A ceasefire agreement between Israel and Iran, facilitated by the Trump administration, has led to notable declines in both oil and gold prices during early Asian trading hours. Gold prices slipped to their lowest point in nearly two weeks, settling around $3,340. Meanwhile, leading oil benchmarks saw sharp drops of over 5 percent each.
Market Movements: Oil and Gold Retreat Due to Israel-Iran Conflict
Brent crude futures fell by 5.3 percent, reaching $67.66 per barrel, while US West Texas Intermediate crude dipped 5.5 percent to $64.76 per barrel.

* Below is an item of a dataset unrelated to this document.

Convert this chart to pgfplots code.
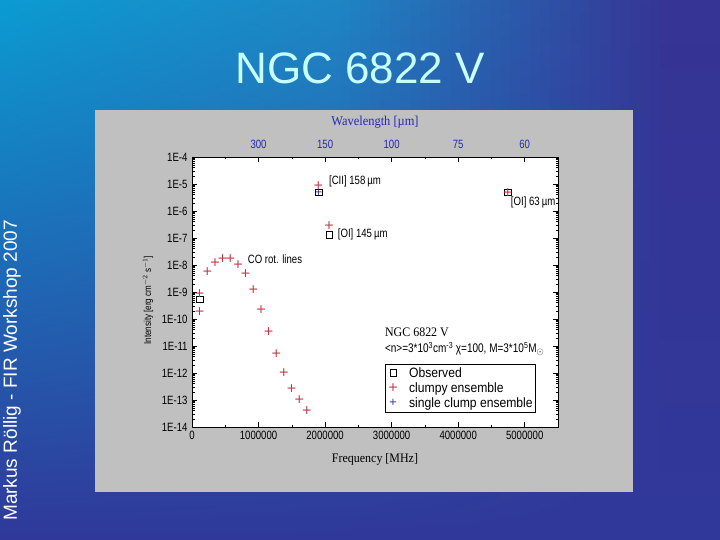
\documentclass[border=0pt]{standalone}
\usepackage{fontspec}
\setmainfont{Liberation Sans}
\newfontfamily\nsans{Liberation Sans}[FakeStretch=0.8]
\newfontfamily\lsans{Liberation Sans}[FakeStretch=0.9]
\newfontfamily\tms{Liberation Serif}[FakeStretch=0.92]
\newfontfamily\djv{DejaVu Sans}
\usepackage{pgfplots}
\pgfplotsset{compat=1.18}
\definecolor{bgcyan}{RGB}{11,155,210}
\definecolor{bgmid}{RGB}{30,134,196}
\definecolor{bgindigo}{RGB}{54,52,149}
\definecolor{bgbottom}{RGB}{48,56,153}
\definecolor{panel}{RGB}{192,192,192}
\definecolor{ptred}{RGB}{200,48,64}
\definecolor{ptblue}{RGB}{40,40,150}
\definecolor{lblblue}{RGB}{40,40,180}
\definecolor{titlecol}{RGB}{200,255,255}

\begin{document}
\begin{tikzpicture}
% slide background, drawn in vertical strips
\begin{scope}[x=1bp,y=1bp]
\useasboundingbox (0,0) rectangle (720,540);
\foreach \i in {0,...,71} {
  \pgfmathsetmacro{\xa}{\i*10}
  \pgfmathsetmacro{\pa}{min(100,\xa/330*100)}
  \pgfmathsetmacro{\pb}{max(0,min(100,(\xa-330)/330*100))}
  \colorlet{tc}{bgmid!\pa!bgcyan}
  \colorlet{tc}{bgindigo!\pb!tc}
  \colorlet{mc}{tc!55!bgbottom}
  \shade[top color=tc, middle color=mc, bottom color=bgbottom, draw=none]
    (\xa,0) rectangle (\xa+10.6,540);
}
\node[text=titlecol, inner sep=0] at (360,472) {\fontsize{44bp}{50bp}\selectfont NGC 6822 V};
\node[rotate=90, anchor=west, text=white, inner sep=0] at (12,19)
  {\fontsize{19bp}{22bp}\selectfont Markus Röllig - FIR Workshop 2007};
\fill[panel] (95,48) rectangle (633,430);
\end{scope}

% main axis: frequency vs intensity
\begin{axis}[
  at={(192bp,113bp)}, anchor=south west, scale only axis,
  width=366bp, height=270bp,
  ymode=log, xmin=0, xmax=5.5e6, ymin=1e-14, ymax=1e-4,
  clip=false, axis background/.style={fill=white},
  xtick={0,1e6,2e6,3e6,4e6,5e6},
  xticklabels={0,1000000,2000000,3000000,4000000,5000000},
  scaled x ticks=false, minor x tick num=1,
  ytickten={-14,-13,-12,-11,-10,-9,-8,-7,-6,-5,-4},
  yticklabels={1E-14,1E-13,1E-12,1E-11,1E-10,1E-9,1E-8,1E-7,1E-6,1E-5,1E-4},
  tick label style={font={\nsans\fontsize{12bp}{13bp}\selectfont}},
  xticklabel style={yshift=-1bp},
  yticklabel style={xshift=-1bp},
  major tick length=5bp, minor tick length=2.5bp,
  tick style={black, line width=0.5pt},
  axis line style={line width=0.8pt},
  xlabel={Frequency [MHz]},
  xlabel style={at={(axis description cs:0.5,-0.1185)}, anchor=center,
    font={\tms\fontsize{13bp}{15bp}\selectfont}},
  ylabel={Intensity [erg cm$^{-2}$ s$^{-1}$]},
  ylabel style={at={(axis description cs:-0.12,0.47)}, anchor=center,
    font={\nsans\fontsize{10bp}{12bp}\selectfont}},
  legend style={at={(0.527,0.233)}, anchor=north west, draw=black,
    line width=0.5pt, fill=white,
    font={\lsans\fontsize{13.5bp}{16bp}\selectfont},
    inner xsep=1bp, inner ysep=1bp, row sep=0bp},
  legend image code/.code={\draw[#1, only marks] plot coordinates {(7bp,0bp)};
    \path[draw=none, fill=none] (0bp,0bp) (21bp,0bp);},
  legend cell align=left,
]
\addplot[only marks, mark=square, mark size=3.3bp, black,
  mark options={draw=black, line width=0.5pt}]
  coordinates {(115271,5.4e-10)(1900537,5.0e-6)(2060069,1.35e-7)(4744777,5.0e-6)};
\addlegendentry{Observed}
\addplot[only marks, mark=text, text mark={\makebox[0pt]{+}}, text mark as node=true,
  text mark style={text=ptred, inner sep=0pt, anchor=center,
    font=\djv\fontsize{12.5bp}{12.5bp}\selectfont}]
  coordinates {
  (115271,8.4e-10)(115271,1.86e-10)(230538,5.65e-9)(345796,1.26e-8)
  (461041,1.77e-8)(576268,1.67e-8)(691473,1.06e-8)(806652,4.77e-9)
  (921800,1.26e-9)(1036912,2.29e-10)(1151985,3.5e-11)(1267015,5.37e-12)
  (1381995,1.06e-12)(1496923,2.71e-13)(1611794,1.06e-13)(1726603,4.0e-14)
  (1900537,8.4e-6)(2060069,3.0e-7)(4744777,5.0e-6)};
\addlegendentry{clumpy ensemble}
\addplot[only marks, mark=text, text mark={\makebox[0pt]{+}}, text mark as node=true,
  text mark style={text=ptblue, inner sep=0pt, anchor=center,
    font=\djv\fontsize{10bp}{10bp}\selectfont}]
  coordinates {(1900537,5.0e-6)};
\addlegendentry{single clump ensemble}

\node[anchor=west, inner sep=0, font={\nsans\fontsize{12bp}{14bp}\selectfont}]
  at (axis cs:2.057e6,1.29e-5) {[CII] 158\,µm};
\node[anchor=west, inner sep=0, font={\nsans\fontsize{12bp}{14bp}\selectfont}]
  at (axis cs:4.79e6,2.15e-6) {[OI] 63\,µm};
\node[anchor=west, inner sep=0, font={\nsans\fontsize{12bp}{14bp}\selectfont}]
  at (axis cs:2.19e6,1.41e-7) {[OI] 145\,µm};
\node[anchor=west, inner sep=0, font={\nsans\fontsize{12bp}{14bp}\selectfont}]
  at (axis cs:0.836e6,1.67e-8) {CO rot. lines};
\node[anchor=west, inner sep=0, font={\tms\fontsize{13bp}{15bp}\selectfont}]
  at (axis cs:2.898e6,3.3e-11) {NGC 6822 V};
\node[anchor=west, inner sep=0, font={\nsans\fontsize{12.5bp}{14bp}\selectfont}]
  at (axis cs:2.898e6,7.7e-12)
  {<n>=3*10\textsuperscript{3}cm\textsuperscript{-3} χ=100, M=3*10\textsuperscript{5}M$_\odot$};
\end{axis}

% top axis: wavelength labels
\begin{axis}[
  at={(192bp,113bp)}, anchor=south west, scale only axis,
  width=366bp, height=270bp,
  xmin=0, xmax=5.5e6, ymin=0, ymax=1,
  hide y axis, axis line style={draw=none},
  xtick pos=upper, xticklabel pos=upper,
  xtick={1e6,2e6,3e6,4e6,5e6}, xticklabels={300,150,100,75,60},
  scaled x ticks=false, minor x tick num=1,
  tick label style={text=lblblue, font={\nsans\fontsize{12bp}{13bp}\selectfont}},
  xticklabel style={yshift=5bp},
  major tick length=5bp, minor tick length=2.5bp,
  tick style={black, line width=0.5pt},
  xlabel={Wavelength [µm]},
  xlabel style={at={(axis description cs:0.5,1.13)}, anchor=center, text=lblblue,
    font={\tms\fontsize{13.5bp}{15bp}\selectfont}},
]
\addplot[draw=none] coordinates {(0,0.5)};
\end{axis}
\end{tikzpicture}
\end{document}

Gold also experienced a decline of more than 1 percent.
At the same time, the US dollar, typically viewed as a safe-haven currency during periods of uncertainty, weakened considerably.
Commenting on the volatility, Kathleen Brooks, Research Director at XTB, noted that Brent crude prices fluctuated widely between $66 and $73 per barrel within the day. She highlighted that gold lost $45 per ounce, and the US dollar, which had been the preferred safe haven, became the weakest among G10 currencies. Brooks remarked that the market was reacting swiftly to the ceasefire news, but risk sentiment remained highly sensitive to new developments.
Geopolitical Context: The Importance of the Strait of Hormuz
Iran is the world’s seventh-largest oil producer and controls the strategically significant Strait of Hormuz, a narrow waterway between Iran and Oman that handles 20 to 30 percent of the world’s oil and gas shipments.
Following Israel’s initial strike on Iran a week ago, oil prices surged by 8 percent amid concerns over a possible blockade of the Strait. Despite these fears, Iran refrained from closing the channel, even after the US targeted three of its nuclear facilities with bunker-buster bombs.
Oil prices continued to fall after Iran responded by striking a US air base in Qatar, an action that reduced the perceived risk of a blockade. The downward trend accelerated after President Trump announced the ceasefire on his Truth Social platform.
Brooks explained that the sharp drop in oil prices signaled the market’s confidence in the ceasefire agreement. She pointed out that Brent crude had climbed nearly 20 percent over the past month due to the risk premium associated with the conflict, which was now being reversed. However, she cautioned that renewed doubts about the ceasefire’s durability could quickly push oil prices higher again.
Market Stability Amid Ongoing Concerns
Despite the ongoing conflict in the Middle East, broader market indicators remained relatively stable. The VIX, a key measure of market volatility, did not experience a significant spike, and stock markets were largely unaffected.
The Eurostoxx index was the most impacted, dropping more than 2 percent over the past week. In contrast, US stocks managed to post gains. Brooks observed that markets reacted more strongly to US trade tariffs than to geopolitical risks, suggesting that economic factors currently outweigh geopolitical concerns for investors.